▶ Description of the task
From the entries that follow, reproduce exactly and only the lines from the line with "Recreate this image as a Python" to the line with "[0.111, 0.0925, 0.760, 0.2235]]", endpoints included.

▶ Supplied material
+++++
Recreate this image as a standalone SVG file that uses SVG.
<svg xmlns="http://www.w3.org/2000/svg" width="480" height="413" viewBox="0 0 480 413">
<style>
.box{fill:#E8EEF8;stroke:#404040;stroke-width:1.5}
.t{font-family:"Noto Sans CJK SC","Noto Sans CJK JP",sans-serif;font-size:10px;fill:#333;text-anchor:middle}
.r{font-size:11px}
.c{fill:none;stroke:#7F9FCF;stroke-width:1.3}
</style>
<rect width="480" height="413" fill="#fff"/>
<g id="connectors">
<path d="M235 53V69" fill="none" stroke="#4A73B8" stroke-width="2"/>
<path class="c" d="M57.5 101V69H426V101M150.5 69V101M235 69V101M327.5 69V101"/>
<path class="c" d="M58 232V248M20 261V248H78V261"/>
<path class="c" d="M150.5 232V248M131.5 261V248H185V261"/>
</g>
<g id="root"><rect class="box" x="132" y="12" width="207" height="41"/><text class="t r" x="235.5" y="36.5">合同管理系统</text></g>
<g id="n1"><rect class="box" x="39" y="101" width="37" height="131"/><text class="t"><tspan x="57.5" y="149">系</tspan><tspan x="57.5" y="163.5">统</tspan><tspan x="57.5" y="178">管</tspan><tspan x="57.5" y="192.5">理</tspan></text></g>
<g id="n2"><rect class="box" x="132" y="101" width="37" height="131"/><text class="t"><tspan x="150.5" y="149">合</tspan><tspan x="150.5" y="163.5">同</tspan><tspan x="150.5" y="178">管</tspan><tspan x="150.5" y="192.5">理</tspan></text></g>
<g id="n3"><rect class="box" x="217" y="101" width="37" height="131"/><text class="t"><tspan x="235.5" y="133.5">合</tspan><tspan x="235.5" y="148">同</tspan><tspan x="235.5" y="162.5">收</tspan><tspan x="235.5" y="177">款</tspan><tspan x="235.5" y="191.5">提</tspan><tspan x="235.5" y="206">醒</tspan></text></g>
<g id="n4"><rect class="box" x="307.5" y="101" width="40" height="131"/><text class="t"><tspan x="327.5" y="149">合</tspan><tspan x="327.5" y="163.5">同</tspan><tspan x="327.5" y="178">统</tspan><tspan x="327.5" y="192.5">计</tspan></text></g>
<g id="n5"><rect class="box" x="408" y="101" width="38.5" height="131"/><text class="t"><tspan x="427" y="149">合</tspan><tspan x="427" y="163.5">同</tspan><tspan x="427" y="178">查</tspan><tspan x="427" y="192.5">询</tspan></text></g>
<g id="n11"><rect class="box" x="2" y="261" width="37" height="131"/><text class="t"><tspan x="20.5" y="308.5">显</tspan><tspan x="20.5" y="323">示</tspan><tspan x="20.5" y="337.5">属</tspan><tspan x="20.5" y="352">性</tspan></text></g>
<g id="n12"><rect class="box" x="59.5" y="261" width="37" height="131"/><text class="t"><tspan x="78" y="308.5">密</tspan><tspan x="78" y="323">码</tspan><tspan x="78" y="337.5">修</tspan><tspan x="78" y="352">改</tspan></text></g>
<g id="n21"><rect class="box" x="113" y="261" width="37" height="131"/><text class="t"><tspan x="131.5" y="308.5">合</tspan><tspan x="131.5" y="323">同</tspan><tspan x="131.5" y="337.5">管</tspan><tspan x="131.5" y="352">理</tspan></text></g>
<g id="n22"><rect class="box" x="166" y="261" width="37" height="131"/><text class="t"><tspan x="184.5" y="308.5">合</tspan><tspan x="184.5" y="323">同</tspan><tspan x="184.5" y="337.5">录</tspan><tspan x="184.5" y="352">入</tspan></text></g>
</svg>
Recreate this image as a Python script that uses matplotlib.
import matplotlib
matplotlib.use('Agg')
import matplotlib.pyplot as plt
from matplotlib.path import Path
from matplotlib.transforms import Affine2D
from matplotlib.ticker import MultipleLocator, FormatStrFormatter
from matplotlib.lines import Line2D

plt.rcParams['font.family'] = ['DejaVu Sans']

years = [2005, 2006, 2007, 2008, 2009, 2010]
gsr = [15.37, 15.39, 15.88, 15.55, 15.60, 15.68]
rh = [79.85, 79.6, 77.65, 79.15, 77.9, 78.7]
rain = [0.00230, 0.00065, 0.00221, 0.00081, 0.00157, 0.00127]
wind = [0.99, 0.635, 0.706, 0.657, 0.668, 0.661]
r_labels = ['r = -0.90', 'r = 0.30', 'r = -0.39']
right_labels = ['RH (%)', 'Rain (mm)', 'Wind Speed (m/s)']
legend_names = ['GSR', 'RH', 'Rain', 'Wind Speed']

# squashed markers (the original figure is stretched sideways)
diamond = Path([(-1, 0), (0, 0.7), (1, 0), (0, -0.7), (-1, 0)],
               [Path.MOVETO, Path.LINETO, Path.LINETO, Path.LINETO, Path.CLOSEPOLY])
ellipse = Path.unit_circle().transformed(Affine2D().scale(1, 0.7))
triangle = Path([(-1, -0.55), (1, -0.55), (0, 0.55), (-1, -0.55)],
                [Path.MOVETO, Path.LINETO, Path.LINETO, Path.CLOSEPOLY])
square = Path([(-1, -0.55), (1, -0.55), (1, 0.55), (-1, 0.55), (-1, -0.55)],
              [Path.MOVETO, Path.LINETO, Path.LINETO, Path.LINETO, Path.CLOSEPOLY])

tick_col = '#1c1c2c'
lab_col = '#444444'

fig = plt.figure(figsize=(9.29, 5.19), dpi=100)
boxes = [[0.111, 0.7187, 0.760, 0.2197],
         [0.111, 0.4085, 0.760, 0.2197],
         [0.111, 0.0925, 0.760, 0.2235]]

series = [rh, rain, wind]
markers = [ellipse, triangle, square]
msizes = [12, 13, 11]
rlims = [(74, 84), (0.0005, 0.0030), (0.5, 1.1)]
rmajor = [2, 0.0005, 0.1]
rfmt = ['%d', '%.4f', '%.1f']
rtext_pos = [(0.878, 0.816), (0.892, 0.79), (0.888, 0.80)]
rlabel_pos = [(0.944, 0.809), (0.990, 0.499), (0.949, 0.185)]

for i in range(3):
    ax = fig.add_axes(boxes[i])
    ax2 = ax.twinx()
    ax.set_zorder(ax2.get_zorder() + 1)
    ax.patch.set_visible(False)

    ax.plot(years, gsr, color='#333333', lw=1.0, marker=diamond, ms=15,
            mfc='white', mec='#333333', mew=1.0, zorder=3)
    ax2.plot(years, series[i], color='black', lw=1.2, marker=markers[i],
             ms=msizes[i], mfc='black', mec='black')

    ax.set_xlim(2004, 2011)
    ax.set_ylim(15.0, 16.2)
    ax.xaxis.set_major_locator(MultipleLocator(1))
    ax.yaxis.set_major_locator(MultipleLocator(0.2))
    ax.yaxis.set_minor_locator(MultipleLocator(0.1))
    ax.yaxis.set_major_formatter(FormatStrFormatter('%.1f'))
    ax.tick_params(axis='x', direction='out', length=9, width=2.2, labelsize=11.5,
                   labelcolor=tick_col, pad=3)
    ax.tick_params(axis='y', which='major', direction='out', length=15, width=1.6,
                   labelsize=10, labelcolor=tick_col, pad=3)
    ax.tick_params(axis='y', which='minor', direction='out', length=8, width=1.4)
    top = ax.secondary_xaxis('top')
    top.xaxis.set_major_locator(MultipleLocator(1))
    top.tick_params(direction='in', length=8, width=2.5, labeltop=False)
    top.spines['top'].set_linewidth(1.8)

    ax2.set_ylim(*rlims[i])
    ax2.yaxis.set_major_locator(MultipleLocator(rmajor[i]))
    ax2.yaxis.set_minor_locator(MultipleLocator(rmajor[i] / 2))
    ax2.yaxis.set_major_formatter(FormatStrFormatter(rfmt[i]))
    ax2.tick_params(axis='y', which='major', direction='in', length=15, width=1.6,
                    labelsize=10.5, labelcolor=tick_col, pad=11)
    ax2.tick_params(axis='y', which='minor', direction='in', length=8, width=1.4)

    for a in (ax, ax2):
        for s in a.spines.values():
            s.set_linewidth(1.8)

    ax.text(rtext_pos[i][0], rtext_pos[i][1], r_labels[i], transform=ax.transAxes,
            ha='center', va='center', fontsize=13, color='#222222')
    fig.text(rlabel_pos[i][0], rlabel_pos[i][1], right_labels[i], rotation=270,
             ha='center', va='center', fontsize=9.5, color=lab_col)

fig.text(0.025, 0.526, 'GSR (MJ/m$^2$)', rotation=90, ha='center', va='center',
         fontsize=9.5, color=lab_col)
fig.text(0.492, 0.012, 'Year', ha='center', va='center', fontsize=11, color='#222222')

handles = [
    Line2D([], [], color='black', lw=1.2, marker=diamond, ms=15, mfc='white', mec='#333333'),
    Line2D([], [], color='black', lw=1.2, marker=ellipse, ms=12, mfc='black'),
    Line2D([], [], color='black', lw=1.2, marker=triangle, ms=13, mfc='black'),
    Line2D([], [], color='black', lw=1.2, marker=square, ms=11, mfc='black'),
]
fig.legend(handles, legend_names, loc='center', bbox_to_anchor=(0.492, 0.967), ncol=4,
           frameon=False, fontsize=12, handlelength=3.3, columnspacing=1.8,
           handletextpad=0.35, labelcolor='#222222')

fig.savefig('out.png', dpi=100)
+++++
▶ In response
Recreate this image as a Python script that uses matplotlib.
import matplotlib
matplotlib.use('Agg')
import matplotlib.pyplot as plt
from matplotlib.path import Path
from matplotlib.transforms import Affine2D
from matplotlib.ticker import MultipleLocator, FormatStrFormatter
from matplotlib.lines import Line2D

plt.rcParams['font.family'] = ['DejaVu Sans']

years = [2005, 2006, 2007, 2008, 2009, 2010]
gsr = [15.37, 15.39, 15.88, 15.55, 15.60, 15.68]
rh = [79.85, 79.6, 77.65, 79.15, 77.9, 78.7]
rain = [0.00230, 0.00065, 0.00221, 0.00081, 0.00157, 0.00127]
wind = [0.99, 0.635, 0.706, 0.657, 0.668, 0.661]
r_labels = ['r = -0.90', 'r = 0.30', 'r = -0.39']
right_labels = ['RH (%)', 'Rain (mm)', 'Wind Speed (m/s)']
legend_names = ['GSR', 'RH', 'Rain', 'Wind Speed']

# squashed markers (the original figure is stretched sideways)
diamond = Path([(-1, 0), (0, 0.7), (1, 0), (0, -0.7), (-1, 0)],
               [Path.MOVETO, Path.LINETO, Path.LINETO, Path.LINETO, Path.CLOSEPOLY])
ellipse = Path.unit_circle().transformed(Affine2D().scale(1, 0.7))
triangle = Path([(-1, -0.55), (1, -0.55), (0, 0.55), (-1, -0.55)],
                [Path.MOVETO, Path.LINETO, Path.LINETO, Path.CLOSEPOLY])
square = Path([(-1, -0.55), (1, -0.55), (1, 0.55), (-1, 0.55), (-1, -0.55)],
              [Path.MOVETO, Path.LINETO, Path.LINETO, Path.LINETO, Path.CLOSEPOLY])

tick_col = '#1c1c2c'
lab_col = '#444444'

fig = plt.figure(figsize=(9.29, 5.19), dpi=100)
boxes = [[0.111, 0.7187, 0.760, 0.2197],
         [0.111, 0.4085, 0.760, 0.2197],
         [0.111, 0.0925, 0.760, 0.2235]]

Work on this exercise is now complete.